EXERCISE.
Repeat all of the material below exactly as written, images excluded.

SOURCE MATERIAL.
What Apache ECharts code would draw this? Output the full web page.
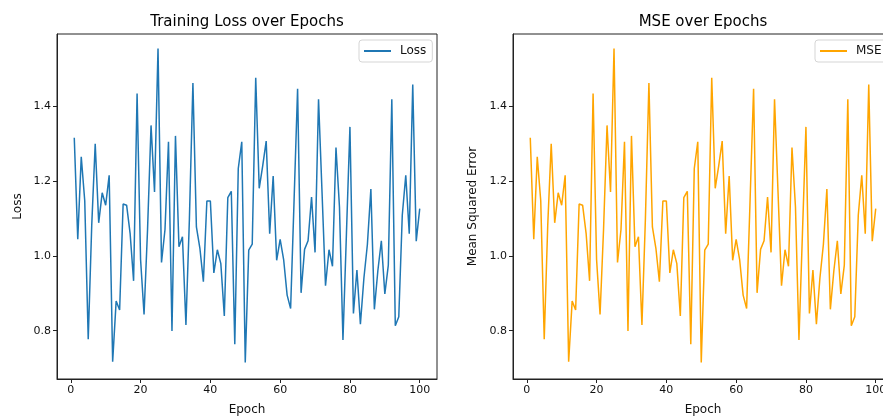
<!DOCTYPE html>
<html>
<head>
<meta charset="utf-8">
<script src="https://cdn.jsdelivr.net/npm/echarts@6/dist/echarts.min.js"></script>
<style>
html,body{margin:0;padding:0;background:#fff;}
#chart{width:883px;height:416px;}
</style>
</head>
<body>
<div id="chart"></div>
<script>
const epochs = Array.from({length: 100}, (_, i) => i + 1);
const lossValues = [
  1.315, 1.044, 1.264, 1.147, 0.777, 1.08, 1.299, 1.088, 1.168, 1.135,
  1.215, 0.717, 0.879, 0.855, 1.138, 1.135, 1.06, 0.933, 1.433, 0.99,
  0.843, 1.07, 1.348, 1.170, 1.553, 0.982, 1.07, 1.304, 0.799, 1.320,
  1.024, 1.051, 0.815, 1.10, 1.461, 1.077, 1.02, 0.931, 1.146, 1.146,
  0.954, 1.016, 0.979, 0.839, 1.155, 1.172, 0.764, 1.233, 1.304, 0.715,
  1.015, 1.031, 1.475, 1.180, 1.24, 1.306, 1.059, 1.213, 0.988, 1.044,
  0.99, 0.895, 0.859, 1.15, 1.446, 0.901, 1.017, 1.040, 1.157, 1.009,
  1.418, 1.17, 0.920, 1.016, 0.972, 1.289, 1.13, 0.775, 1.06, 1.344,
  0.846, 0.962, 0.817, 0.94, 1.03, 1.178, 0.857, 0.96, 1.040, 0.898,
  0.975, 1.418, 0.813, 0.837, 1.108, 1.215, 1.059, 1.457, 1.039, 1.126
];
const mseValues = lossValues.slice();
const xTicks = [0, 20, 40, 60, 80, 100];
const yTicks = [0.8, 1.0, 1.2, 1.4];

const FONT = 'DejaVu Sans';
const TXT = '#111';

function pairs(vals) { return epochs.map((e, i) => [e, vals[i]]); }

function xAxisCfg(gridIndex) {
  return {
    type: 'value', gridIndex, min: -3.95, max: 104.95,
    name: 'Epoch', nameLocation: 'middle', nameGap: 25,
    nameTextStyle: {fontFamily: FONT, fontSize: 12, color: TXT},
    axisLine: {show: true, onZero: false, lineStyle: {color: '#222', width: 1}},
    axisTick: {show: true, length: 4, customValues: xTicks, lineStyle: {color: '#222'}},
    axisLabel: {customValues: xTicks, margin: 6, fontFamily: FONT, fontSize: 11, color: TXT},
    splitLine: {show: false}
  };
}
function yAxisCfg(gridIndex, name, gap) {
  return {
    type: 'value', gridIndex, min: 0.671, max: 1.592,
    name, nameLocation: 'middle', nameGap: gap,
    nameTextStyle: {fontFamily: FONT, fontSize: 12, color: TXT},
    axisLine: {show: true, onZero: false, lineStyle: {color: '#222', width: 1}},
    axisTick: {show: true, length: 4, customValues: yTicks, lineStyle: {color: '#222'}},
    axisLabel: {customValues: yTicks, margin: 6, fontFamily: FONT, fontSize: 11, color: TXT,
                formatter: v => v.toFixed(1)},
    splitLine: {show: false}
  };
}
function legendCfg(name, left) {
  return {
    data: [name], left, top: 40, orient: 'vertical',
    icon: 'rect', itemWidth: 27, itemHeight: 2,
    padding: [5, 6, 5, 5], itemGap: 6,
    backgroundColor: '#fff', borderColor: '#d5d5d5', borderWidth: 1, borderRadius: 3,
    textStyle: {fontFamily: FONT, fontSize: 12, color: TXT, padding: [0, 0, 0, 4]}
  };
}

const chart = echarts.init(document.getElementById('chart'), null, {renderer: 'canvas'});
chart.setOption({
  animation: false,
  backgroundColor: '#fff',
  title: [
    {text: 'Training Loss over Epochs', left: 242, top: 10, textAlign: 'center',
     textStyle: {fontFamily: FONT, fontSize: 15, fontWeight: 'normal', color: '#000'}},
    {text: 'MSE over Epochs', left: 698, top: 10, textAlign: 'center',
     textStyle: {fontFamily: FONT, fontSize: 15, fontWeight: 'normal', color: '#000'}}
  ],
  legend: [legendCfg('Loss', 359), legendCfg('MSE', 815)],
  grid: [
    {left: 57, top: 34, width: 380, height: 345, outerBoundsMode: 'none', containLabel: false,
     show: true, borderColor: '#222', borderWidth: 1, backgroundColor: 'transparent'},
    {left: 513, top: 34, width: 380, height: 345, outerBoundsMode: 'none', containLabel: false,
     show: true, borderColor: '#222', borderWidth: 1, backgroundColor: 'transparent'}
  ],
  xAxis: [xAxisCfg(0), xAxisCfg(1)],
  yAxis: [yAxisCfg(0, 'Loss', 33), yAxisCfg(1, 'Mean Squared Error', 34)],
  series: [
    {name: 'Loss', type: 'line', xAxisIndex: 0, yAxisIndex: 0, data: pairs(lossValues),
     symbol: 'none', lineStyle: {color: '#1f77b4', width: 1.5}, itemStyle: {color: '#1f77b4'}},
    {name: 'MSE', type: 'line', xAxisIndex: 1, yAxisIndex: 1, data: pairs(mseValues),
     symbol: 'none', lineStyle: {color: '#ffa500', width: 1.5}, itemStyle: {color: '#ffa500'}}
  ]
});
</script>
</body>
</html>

WORKED SOLUTION.
What Apache ECharts code would draw this? Output the full web page.
<!DOCTYPE html>
<html>
<head>
<meta charset="utf-8">
<script src="https://cdn.jsdelivr.net/npm/echarts@6/dist/echarts.min.js"></script>
<style>
html,body{margin:0;padding:0;background:#fff;}
#chart{width:883px;height:416px;}
</style>
</head>
<body>
<div id="chart"></div>
<script>
const epochs = Array.from({length: 100}, (_, i) => i + 1);
const lossValues = [
  1.315, 1.044, 1.264, 1.147, 0.777, 1.08, 1.299, 1.088, 1.168, 1.135,
  1.215, 0.717, 0.879, 0.855, 1.138, 1.135, 1.06, 0.933, 1.433, 0.99,
  0.843, 1.07, 1.348, 1.170, 1.553, 0.982, 1.07, 1.304, 0.799, 1.320,
  1.024, 1.051, 0.815, 1.10, 1.461, 1.077, 1.02, 0.931, 1.146, 1.146,
  0.954, 1.016, 0.979, 0.839, 1.155, 1.172, 0.764, 1.233, 1.304, 0.715,
  1.015, 1.031, 1.475, 1.180, 1.24, 1.306, 1.059, 1.213, 0.988, 1.044,
  0.99, 0.895, 0.859, 1.15, 1.446, 0.901, 1.017, 1.040, 1.157, 1.009,
  1.418, 1.17, 0.920, 1.016, 0.972, 1.289, 1.13, 0.775, 1.06, 1.344,
  0.846, 0.962, 0.817, 0.94, 1.03, 1.178, 0.857, 0.96, 1.040, 0.898,
  0.975, 1.418, 0.813, 0.837, 1.108, 1.215, 1.059, 1.457, 1.039, 1.126
];
const mseValues = lossValues.slice();
const xTicks = [0, 20, 40, 60, 80, 100];
const yTicks = [0.8, 1.0, 1.2, 1.4];

const FONT = 'DejaVu Sans';
const TXT = '#111';

function pairs(vals) { return epochs.map((e, i) => [e, vals[i]]); }

function xAxisCfg(gridIndex) {
  return {
    type: 'value', gridIndex, min: -3.95, max: 104.95,
    name: 'Epoch', nameLocation: 'middle', nameGap: 25,
    nameTextStyle: {fontFamily: FONT, fontSize: 12, color: TXT},
    axisLine: {show: true, onZero: false, lineStyle: {color: '#222', width: 1}},
    axisTick: {show: true, length: 4, customValues: xTicks, lineStyle: {color: '#222'}},
    axisLabel: {customValues: xTicks, margin: 6, fontFamily: FONT, fontSize: 11, color: TXT},
    splitLine: {show: false}
  };
}
function yAxisCfg(gridIndex, name, gap) {
  return {
    type: 'value', gridIndex, min: 0.671, max: 1.592,
    name, nameLocation: 'middle', nameGap: gap,
    nameTextStyle: {fontFamily: FONT, fontSize: 12, color: TXT},
    axisLine: {show: true, onZero: false, lineStyle: {color: '#222', width: 1}},
    axisTick: {show: true, length: 4, customValues: yTicks, lineStyle: {color: '#222'}},
    axisLabel: {customValues: yTicks, margin: 6, fontFamily: FONT, fontSize: 11, color: TXT,
                formatter: v => v.toFixed(1)},
    splitLine: {show: false}
  };
}
function legendCfg(name, left) {
  return {
    data: [name], left, top: 40, orient: 'vertical',
    icon: 'rect', itemWidth: 27, itemHeight: 2,
    padding: [5, 6, 5, 5], itemGap: 6,
    backgroundColor: '#fff', borderColor: '#d5d5d5', borderWidth: 1, borderRadius: 3,
    textStyle: {fontFamily: FONT, fontSize: 12, color: TXT, padding: [0, 0, 0, 4]}
  };
}

const chart = echarts.init(document.getElementById('chart'), null, {renderer: 'canvas'});
chart.setOption({
  animation: false,
  backgroundColor: '#fff',
  title: [
    {text: 'Training Loss over Epochs', left: 242, top: 10, textAlign: 'center',
     textStyle: {fontFamily: FONT, fontSize: 15, fontWeight: 'normal', color: '#000'}},
    {text: 'MSE over Epochs', left: 698, top: 10, textAlign: 'center',
     textStyle: {fontFamily: FONT, fontSize: 15, fontWeight: 'normal', color: '#000'}}
  ],
  legend: [legendCfg('Loss', 359), legendCfg('MSE', 815)],
  grid: [
    {left: 57, top: 34, width: 380, height: 345, outerBoundsMode: 'none', containLabel: false,
     show: true, borderColor: '#222', borderWidth: 1, backgroundColor: 'transparent'},
    {left: 513, top: 34, width: 380, height: 345, outerBoundsMode: 'none', containLabel: false,
     show: true, borderColor: '#222', borderWidth: 1, backgroundColor: 'transparent'}
  ],
  xAxis: [xAxisCfg(0), xAxisCfg(1)],
  yAxis: [yAxisCfg(0, 'Loss', 33), yAxisCfg(1, 'Mean Squared Error', 34)],
  series: [
    {name: 'Loss', type: 'line', xAxisIndex: 0, yAxisIndex: 0, data: pairs(lossValues),
     symbol: 'none', lineStyle: {color: '#1f77b4', width: 1.5}, itemStyle: {color: '#1f77b4'}},
    {name: 'MSE', type: 'line', xAxisIndex: 1, yAxisIndex: 1, data: pairs(mseValues),
     symbol: 'none', lineStyle: {color: '#ffa500', width: 1.5}, itemStyle: {color: '#ffa500'}}
  ]
});
</script>
</body>
</html>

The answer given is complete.